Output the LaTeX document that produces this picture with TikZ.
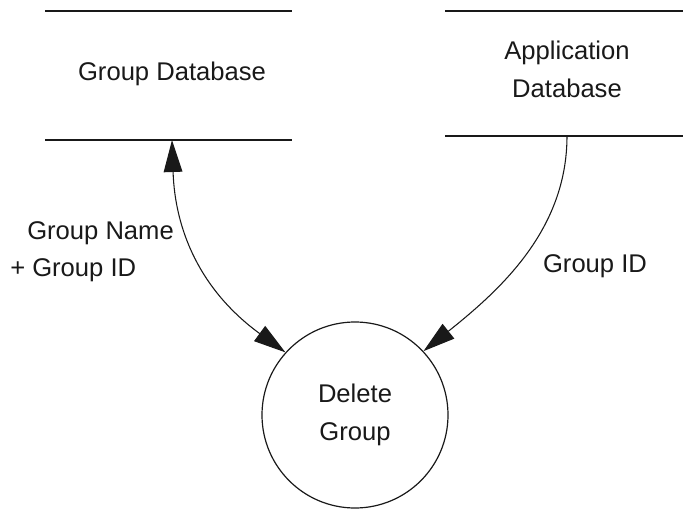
\documentclass[tikz,border=0pt]{standalone}
\usepackage{fontspec}
\setmainfont{Liberation Sans}
\usetikzlibrary{arrows.meta}
\definecolor{figK}{RGB}{25,25,25}

\begin{document}
\begin{tikzpicture}[x=0.75pt,y=-0.75pt,
  every node/.style={font=\fontsize{19.2}{28.5}\selectfont,text=figK,inner sep=0pt},
  storeline/.style={line width=1.1pt,figK},
  flow/.style={line width=0.8pt,figK},
  >={Triangle[length=24pt,width=14pt]}]
\useasboundingbox (0,0) rectangle (683,511);
% data store: group database
\coordinate (gtl) at (45,11);  \coordinate (gtr) at (292,11);
\coordinate (gbl) at (45,140); \coordinate (gbr) at (292,140);
\draw[storeline] (gtl)--(gtr); \draw[storeline] (gbl)--(gbr);
\node (gdb) at (172,74) {Group Database};
\coordinate (gdbport) at (172,140);
% data store: application database
\coordinate (atl) at (445,11);  \coordinate (atr) at (683,11);
\coordinate (abl) at (445,136); \coordinate (abr) at (683,136);
\draw[storeline] (atl)--(atr); \draw[storeline] (abl)--(abr);
\node[align=center] (adb) at (567,69) {Application\\Database};
\coordinate (adbport) at (567,136);
% the process
\node[circle,draw=figK,line width=0.9pt,minimum size=139.5pt,align=center] (del) at (355,415) {Delete\\Group};
% flows
\draw[flow,<->] (gdbport) .. controls (175,230) and (200,290) .. (del.138);
\draw[flow,->] (adbport) .. controls (567,230) and (500,290) .. (del.43);
\node[anchor=west] (lblname) at (27,233) {Group Name};
\node[anchor=west] (lblgid) at (10,270) {+ Group ID};
\node (lblaid) at (595,266) {Group ID};
\end{tikzpicture}
\end{document}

Written request:
Print the whole listing above once more, word for word, without its pictures.

Completed exercise:
Output the LaTeX document that produces this picture with TikZ.
\documentclass[tikz,border=0pt]{standalone}
\usepackage{fontspec}
\setmainfont{Liberation Sans}
\usetikzlibrary{arrows.meta}
\definecolor{figK}{RGB}{25,25,25}

\begin{document}
\begin{tikzpicture}[x=0.75pt,y=-0.75pt,
  every node/.style={font=\fontsize{19.2}{28.5}\selectfont,text=figK,inner sep=0pt},
  storeline/.style={line width=1.1pt,figK},
  flow/.style={line width=0.8pt,figK},
  >={Triangle[length=24pt,width=14pt]}]
\useasboundingbox (0,0) rectangle (683,511);
% data store: group database
\coordinate (gtl) at (45,11);  \coordinate (gtr) at (292,11);
\coordinate (gbl) at (45,140); \coordinate (gbr) at (292,140);
\draw[storeline] (gtl)--(gtr); \draw[storeline] (gbl)--(gbr);
\node (gdb) at (172,74) {Group Database};
\coordinate (gdbport) at (172,140);
% data store: application database
\coordinate (atl) at (445,11);  \coordinate (atr) at (683,11);
\coordinate (abl) at (445,136); \coordinate (abr) at (683,136);
\draw[storeline] (atl)--(atr); \draw[storeline] (abl)--(abr);
\node[align=center] (adb) at (567,69) {Application\\Database};
\coordinate (adbport) at (567,136);
% the process
\node[circle,draw=figK,line width=0.9pt,minimum size=139.5pt,align=center] (del) at (355,415) {Delete\\Group};
% flows
\draw[flow,<->] (gdbport) .. controls (175,230) and (200,290) .. (del.138);
\draw[flow,->] (adbport) .. controls (567,230) and (500,290) .. (del.43);
\node[anchor=west] (lblname) at (27,233) {Group Name};
\node[anchor=west] (lblgid) at (10,270) {+ Group ID};
\node (lblaid) at (595,266) {Group ID};
\end{tikzpicture}
\end{document}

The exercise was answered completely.